Friday, 1 October 2021

We can treat this

Commending medical advances

Confidence without a tinge of arrogance or boasting, just a good sense of understanding the situation and how to deal with it is one of the far-reaching lessons I learnt about the Dutch medical establishment, specifically related to my situation.

I qualify this because whilst I had the onset of AIDS presenting as cancer, some other close friends who had been diagnosed with different kinds of cancer did not make it. It was September, Dick came to visit me at home after I returned from hospital in October, that was when I last saw him, we spoke sometime in January, and he was gone by the 2nd of February.

Marcella, a very gregarious and generous Dutch-Indonesian, I had seen in August when she persuaded me against my inclinations to attend a party at her place. I was in pain that she shared some of her painkillers with me. She had had cancer which had gone into remission, but it returned aggressively in the New Year and by October, she was gone too.

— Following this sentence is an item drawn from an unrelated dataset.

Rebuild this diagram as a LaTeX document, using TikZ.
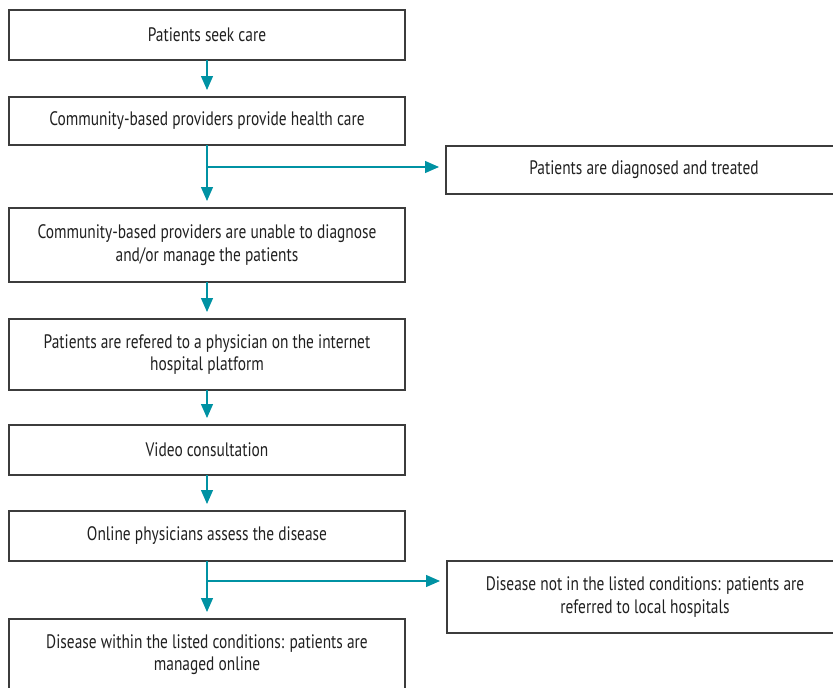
\documentclass[tikz,border=0pt]{standalone}
\usepackage{fontspec}
\setmainfont{PT Sans}[FakeStretch=0.79]
\usepackage{tikz}
\usetikzlibrary{arrows.meta,positioning}
\definecolor{flowteal}{RGB}{0,146,163}
\definecolor{boxline}{RGB}{60,60,60}
\definecolor{boxtext}{RGB}{32,32,32}

\begin{document}
\begin{tikzpicture}[x=1pt,y=-1pt,>={Triangle[length=14pt,width=12pt]},
  font=\fontsize{19.5}{22.3}\selectfont,node distance=37pt,
  flowbox/.style={draw=boxline,line width=1.2pt,text=boxtext,align=center,
                  minimum width=396pt,minimum height=50pt,inner sep=0pt,outer sep=0pt},
  link/.style={->,draw=flowteal,fill=flowteal,line width=1.3pt,shorten >=7pt}]
\clip (0,0) rectangle (833,688);
% main column
\node[flowbox] (seek) at (207,35) {Patients seek care};
\node[flowbox,minimum height=48pt,below=of seek] (provide) {Community-based providers provide health care};
\node[flowbox,minimum height=74pt,below=63pt of provide] (unable) {Community-based providers are unable to diagnose\\and/or manage the patients};
\node[flowbox,minimum height=71pt,below=of unable] (refer) {Patients are refered to a physician on the internet\\hospital platform};
\node[flowbox,below=35pt of refer] (video) {Video consultation};
\node[flowbox,below=36pt of video] (assess) {Online physicians assess the disease};
\node[flowbox,minimum height=72pt,below=58pt of assess] (online) {Disease within the listed conditions: patients are\\managed online};
% side outcomes
\node[flowbox,minimum height=48pt,anchor=west] (treated) at (446,170) {Patients are diagnosed and treated};
\node[flowbox,minimum height=72pt,anchor=west] (local) at (447,597) {Disease not in the listed conditions: patients are\\referred to local hospitals};
\coordinate (fork1) at (provide.south |- 0,167);
\coordinate (fork2) at (assess.south |- 0,581);
\draw[link] (seek) -- (provide);
\draw[link] (provide) -- (unable);
\draw[link] (fork1) -- (treated.west |- fork1);
\draw[link] (unable) -- (refer);
\draw[link] (refer) -- (video);
\draw[link] (video) -- (assess);
\draw[link] (assess) -- (online);
\draw[link] (fork2) -- (local.west |- fork2);
\end{tikzpicture}
\end{document}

It is against this backdrop that I appreciate everyone who has ever faced cancer, because whether we live or die, their medical experience redounds to the body of knowledge that helps to define outcomes for others. Hopefully, better outcomes too. To all who have had that human cancer experience, I am exceedingly grateful.

Life or just 5 weeks

For instance, Fela Anikulapo-Kuti, the internationally renowned Nigerian musician died of an AIDS-defining disease presented as Kaposi sarcoma, 12 years before I had the same condition, and I cannot speak for the kind of medical opportunities he had then. Kaposi sarcoma lesions were for the while definitive of the onset of AIDS and it was a downward spiral from then on.

Blog - Remembering Fela (1938 - 1997) through our shared history of AIDS

However, when the professor visited my beside the day after I was put on ARVs and suggested the treatments offered theretofore were not producing the desired outcomes, he had a new plan of action and with confidence he said, “We can treat this …”, the only caveat was whether my body could tolerate the bombardment of chemotherapy, for if I could not tolerate the treatment, I only had 5 weeks at best.

Blog - Scuttling cancer with chemo

How I fared with chemotherapy

I was put on liposomal doxorubicin (Caelyx), all the basic information was given me some 4 days before my first session of chemotherapy, the only thing I was not told was about cytotoxicity, the fact that as the treatment killed living cells, anyone coming in contact with my bodily fluids, especially blood had to don biohazard clothing, and I was to be in an isolation cordon whilst in hospital.

I eventually had 7 sessions of chemotherapy on Mondays, 3 weeks apart, by the 3 session the cancer lesions had begun to disappear with the need to remove necrotised skin and allow fresh new pinkish skin to show. I tolerated it enough, though, by the fifth, I needed extra medication to deal with the emesis.

It was 12 years ago, when I was being informed of the decision to put me on chemotherapy that the consultant said, “We can treat this, it depends on how your body takes the treatment, if it takes, you’ll be fine, else you probably have five weeks to live.” That confidence added to my ability to see beyond the circumstances I was in.